▶ Your objective:
Set down each line of the material that follows, exactly, with no pictures.

==== Recorded information

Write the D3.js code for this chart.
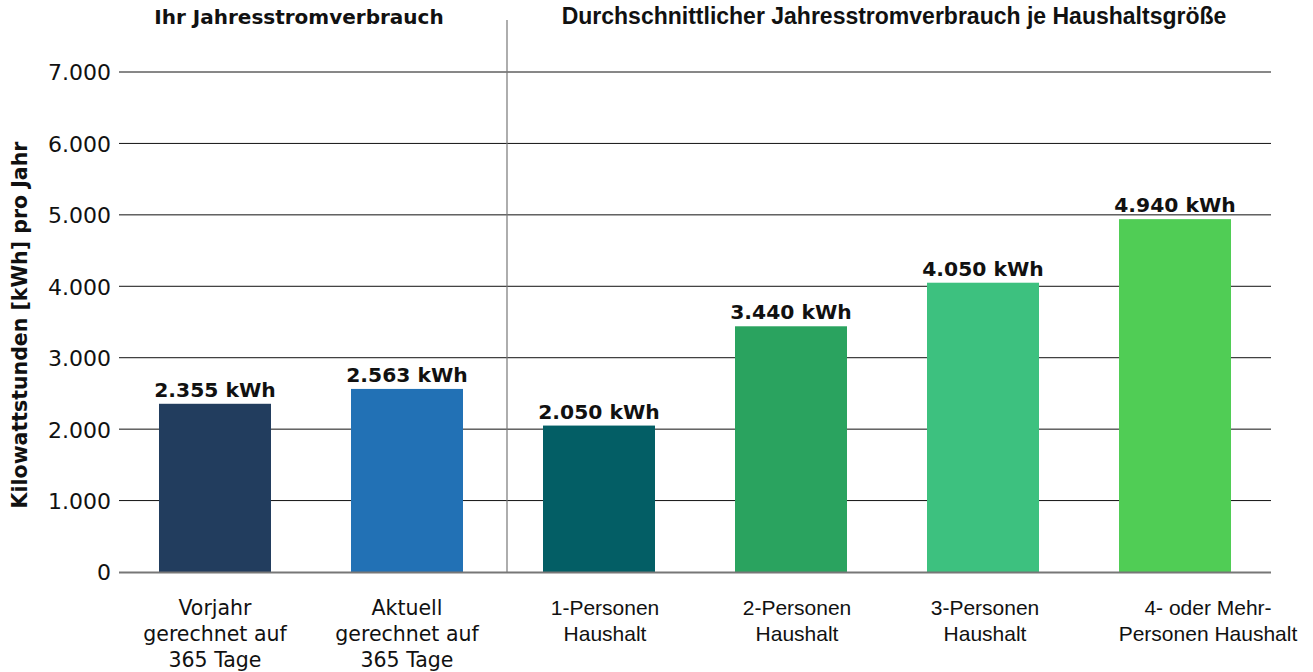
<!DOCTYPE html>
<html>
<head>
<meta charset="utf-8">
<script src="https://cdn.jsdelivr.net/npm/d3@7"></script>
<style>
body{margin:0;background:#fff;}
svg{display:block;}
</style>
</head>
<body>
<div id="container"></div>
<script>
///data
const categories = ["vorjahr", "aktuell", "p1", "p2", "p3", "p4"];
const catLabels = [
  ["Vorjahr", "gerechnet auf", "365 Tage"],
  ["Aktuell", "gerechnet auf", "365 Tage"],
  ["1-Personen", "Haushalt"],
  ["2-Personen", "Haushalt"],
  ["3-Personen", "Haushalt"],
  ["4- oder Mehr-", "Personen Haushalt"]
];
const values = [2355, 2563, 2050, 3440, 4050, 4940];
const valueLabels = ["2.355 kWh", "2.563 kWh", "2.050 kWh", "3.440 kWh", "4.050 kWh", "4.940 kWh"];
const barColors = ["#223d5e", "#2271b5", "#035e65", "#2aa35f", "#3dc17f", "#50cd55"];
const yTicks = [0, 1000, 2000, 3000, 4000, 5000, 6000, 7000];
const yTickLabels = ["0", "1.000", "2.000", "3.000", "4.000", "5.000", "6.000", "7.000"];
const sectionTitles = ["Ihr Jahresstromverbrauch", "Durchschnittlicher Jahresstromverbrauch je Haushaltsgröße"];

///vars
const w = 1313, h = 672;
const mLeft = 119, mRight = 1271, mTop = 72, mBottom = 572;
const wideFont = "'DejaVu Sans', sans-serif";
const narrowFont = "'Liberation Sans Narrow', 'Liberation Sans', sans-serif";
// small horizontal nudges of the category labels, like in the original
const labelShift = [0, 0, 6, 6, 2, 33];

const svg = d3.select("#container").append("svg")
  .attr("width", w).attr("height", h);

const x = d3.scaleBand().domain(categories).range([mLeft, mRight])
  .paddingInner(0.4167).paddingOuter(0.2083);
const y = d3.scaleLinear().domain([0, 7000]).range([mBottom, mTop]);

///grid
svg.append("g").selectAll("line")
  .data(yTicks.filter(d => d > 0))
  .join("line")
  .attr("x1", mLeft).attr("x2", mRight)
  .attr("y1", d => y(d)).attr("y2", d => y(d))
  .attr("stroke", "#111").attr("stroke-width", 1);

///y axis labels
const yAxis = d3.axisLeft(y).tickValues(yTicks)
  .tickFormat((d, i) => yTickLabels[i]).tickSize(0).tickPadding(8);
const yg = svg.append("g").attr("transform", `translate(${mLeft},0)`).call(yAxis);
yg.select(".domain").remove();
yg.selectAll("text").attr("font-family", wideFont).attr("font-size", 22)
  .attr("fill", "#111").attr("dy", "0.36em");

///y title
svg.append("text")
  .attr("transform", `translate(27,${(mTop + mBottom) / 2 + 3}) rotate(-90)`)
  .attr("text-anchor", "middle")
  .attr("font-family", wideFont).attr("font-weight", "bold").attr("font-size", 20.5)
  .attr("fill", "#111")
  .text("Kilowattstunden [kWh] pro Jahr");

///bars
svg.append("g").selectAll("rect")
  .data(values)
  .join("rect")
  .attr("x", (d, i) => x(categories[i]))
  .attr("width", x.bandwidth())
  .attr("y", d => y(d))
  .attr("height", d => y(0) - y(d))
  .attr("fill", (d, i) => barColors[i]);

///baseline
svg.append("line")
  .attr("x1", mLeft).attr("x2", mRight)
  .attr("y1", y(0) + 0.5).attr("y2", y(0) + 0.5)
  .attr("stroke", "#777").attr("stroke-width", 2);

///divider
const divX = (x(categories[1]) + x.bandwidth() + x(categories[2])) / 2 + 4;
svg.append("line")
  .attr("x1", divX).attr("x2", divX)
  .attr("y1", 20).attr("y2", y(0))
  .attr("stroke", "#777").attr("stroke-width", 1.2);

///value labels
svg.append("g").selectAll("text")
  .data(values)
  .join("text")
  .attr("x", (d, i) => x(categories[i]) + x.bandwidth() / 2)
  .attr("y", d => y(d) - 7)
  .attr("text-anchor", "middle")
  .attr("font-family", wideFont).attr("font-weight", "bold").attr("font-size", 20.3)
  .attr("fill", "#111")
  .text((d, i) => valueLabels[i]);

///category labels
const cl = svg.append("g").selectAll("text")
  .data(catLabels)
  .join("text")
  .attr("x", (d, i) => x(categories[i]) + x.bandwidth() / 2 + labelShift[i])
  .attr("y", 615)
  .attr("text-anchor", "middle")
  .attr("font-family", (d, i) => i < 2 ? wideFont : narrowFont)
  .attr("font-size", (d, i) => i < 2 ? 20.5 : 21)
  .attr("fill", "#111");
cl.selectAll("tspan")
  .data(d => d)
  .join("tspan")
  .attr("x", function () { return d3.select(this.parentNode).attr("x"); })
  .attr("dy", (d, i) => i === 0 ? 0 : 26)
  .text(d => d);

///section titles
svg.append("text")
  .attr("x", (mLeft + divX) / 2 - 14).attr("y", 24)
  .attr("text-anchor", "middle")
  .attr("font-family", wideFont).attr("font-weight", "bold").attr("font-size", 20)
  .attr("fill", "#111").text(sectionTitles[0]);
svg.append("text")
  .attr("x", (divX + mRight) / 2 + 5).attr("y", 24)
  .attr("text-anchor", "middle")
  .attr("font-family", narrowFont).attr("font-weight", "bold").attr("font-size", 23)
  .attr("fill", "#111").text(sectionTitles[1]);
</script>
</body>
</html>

========

▶ Solution to this exercise:
Write the D3.js code for this chart.
<!DOCTYPE html>
<html>
<head>
<meta charset="utf-8">
<script src="https://cdn.jsdelivr.net/npm/d3@7"></script>
<style>
body{margin:0;background:#fff;}
svg{display:block;}
</style>
</head>
<body>
<div id="container"></div>
<script>
///data
const categories = ["vorjahr", "aktuell", "p1", "p2", "p3", "p4"];
const catLabels = [
  ["Vorjahr", "gerechnet auf", "365 Tage"],
  ["Aktuell", "gerechnet auf", "365 Tage"],
  ["1-Personen", "Haushalt"],
  ["2-Personen", "Haushalt"],
  ["3-Personen", "Haushalt"],
  ["4- oder Mehr-", "Personen Haushalt"]
];
const values = [2355, 2563, 2050, 3440, 4050, 4940];
const valueLabels = ["2.355 kWh", "2.563 kWh", "2.050 kWh", "3.440 kWh", "4.050 kWh", "4.940 kWh"];
const barColors = ["#223d5e", "#2271b5", "#035e65", "#2aa35f", "#3dc17f", "#50cd55"];
const yTicks = [0, 1000, 2000, 3000, 4000, 5000, 6000, 7000];
const yTickLabels = ["0", "1.000", "2.000", "3.000", "4.000", "5.000", "6.000", "7.000"];
const sectionTitles = ["Ihr Jahresstromverbrauch", "Durchschnittlicher Jahresstromverbrauch je Haushaltsgröße"];

///vars
const w = 1313, h = 672;
const mLeft = 119, mRight = 1271, mTop = 72, mBottom = 572;
const wideFont = "'DejaVu Sans', sans-serif";
const narrowFont = "'Liberation Sans Narrow', 'Liberation Sans', sans-serif";
// small horizontal nudges of the category labels, like in the original
const labelShift = [0, 0, 6, 6, 2, 33];

const svg = d3.select("#container").append("svg")
  .attr("width", w).attr("height", h);

const x = d3.scaleBand().domain(categories).range([mLeft, mRight])
  .paddingInner(0.4167).paddingOuter(0.2083);
const y = d3.scaleLinear().domain([0, 7000]).range([mBottom, mTop]);

///grid
svg.append("g").selectAll("line")
  .data(yTicks.filter(d => d > 0))
  .join("line")
  .attr("x1", mLeft).attr("x2", mRight)
  .attr("y1", d => y(d)).attr("y2", d => y(d))
  .attr("stroke", "#111").attr("stroke-width", 1);

///y axis labels
const yAxis = d3.axisLeft(y).tickValues(yTicks)
  .tickFormat((d, i) => yTickLabels[i]).tickSize(0).tickPadding(8);
const yg = svg.append("g").attr("transform", `translate(${mLeft},0)`).call(yAxis);
yg.select(".domain").remove();
yg.selectAll("text").attr("font-family", wideFont).attr("font-size", 22)
  .attr("fill", "#111").attr("dy", "0.36em");

///y title
svg.append("text")
  .attr("transform", `translate(27,${(mTop + mBottom) / 2 + 3}) rotate(-90)`)
  .attr("text-anchor", "middle")
  .attr("font-family", wideFont).attr("font-weight", "bold").attr("font-size", 20.5)
  .attr("fill", "#111")
  .text("Kilowattstunden [kWh] pro Jahr");

///bars
svg.append("g").selectAll("rect")
  .data(values)
  .join("rect")
  .attr("x", (d, i) => x(categories[i]))
  .attr("width", x.bandwidth())
  .attr("y", d => y(d))
  .attr("height", d => y(0) - y(d))
  .attr("fill", (d, i) => barColors[i]);

///baseline
svg.append("line")
  .attr("x1", mLeft).attr("x2", mRight)
  .attr("y1", y(0) + 0.5).attr("y2", y(0) + 0.5)
  .attr("stroke", "#777").attr("stroke-width", 2);

///divider
const divX = (x(categories[1]) + x.bandwidth() + x(categories[2])) / 2 + 4;
svg.append("line")
  .attr("x1", divX).attr("x2", divX)
  .attr("y1", 20).attr("y2", y(0))
  .attr("stroke", "#777").attr("stroke-width", 1.2);

///value labels
svg.append("g").selectAll("text")
  .data(values)
  .join("text")
  .attr("x", (d, i) => x(categories[i]) + x.bandwidth() / 2)
  .attr("y", d => y(d) - 7)
  .attr("text-anchor", "middle")
  .attr("font-family", wideFont).attr("font-weight", "bold").attr("font-size", 20.3)
  .attr("fill", "#111")
  .text((d, i) => valueLabels[i]);

///category labels
const cl = svg.append("g").selectAll("text")
  .data(catLabels)
  .join("text")
  .attr("x", (d, i) => x(categories[i]) + x.bandwidth() / 2 + labelShift[i])
  .attr("y", 615)
  .attr("text-anchor", "middle")
  .attr("font-family", (d, i) => i < 2 ? wideFont : narrowFont)
  .attr("font-size", (d, i) => i < 2 ? 20.5 : 21)
  .attr("fill", "#111");
cl.selectAll("tspan")
  .data(d => d)
  .join("tspan")
  .attr("x", function () { return d3.select(this.parentNode).attr("x"); })
  .attr("dy", (d, i) => i === 0 ? 0 : 26)
  .text(d => d);

///section titles
svg.append("text")
  .attr("x", (mLeft + divX) / 2 - 14).attr("y", 24)
  .attr("text-anchor", "middle")
  .attr("font-family", wideFont).attr("font-weight", "bold").attr("font-size", 20)
  .attr("fill", "#111").text(sectionTitles[0]);
svg.append("text")
  .attr("x", (divX + mRight) / 2 + 5).attr("y", 24)
  .attr("text-anchor", "middle")
  .attr("font-family", narrowFont).attr("font-weight", "bold").attr("font-size", 23)
  .attr("fill", "#111").text(sectionTitles[1]);
</script>
</body>
</html>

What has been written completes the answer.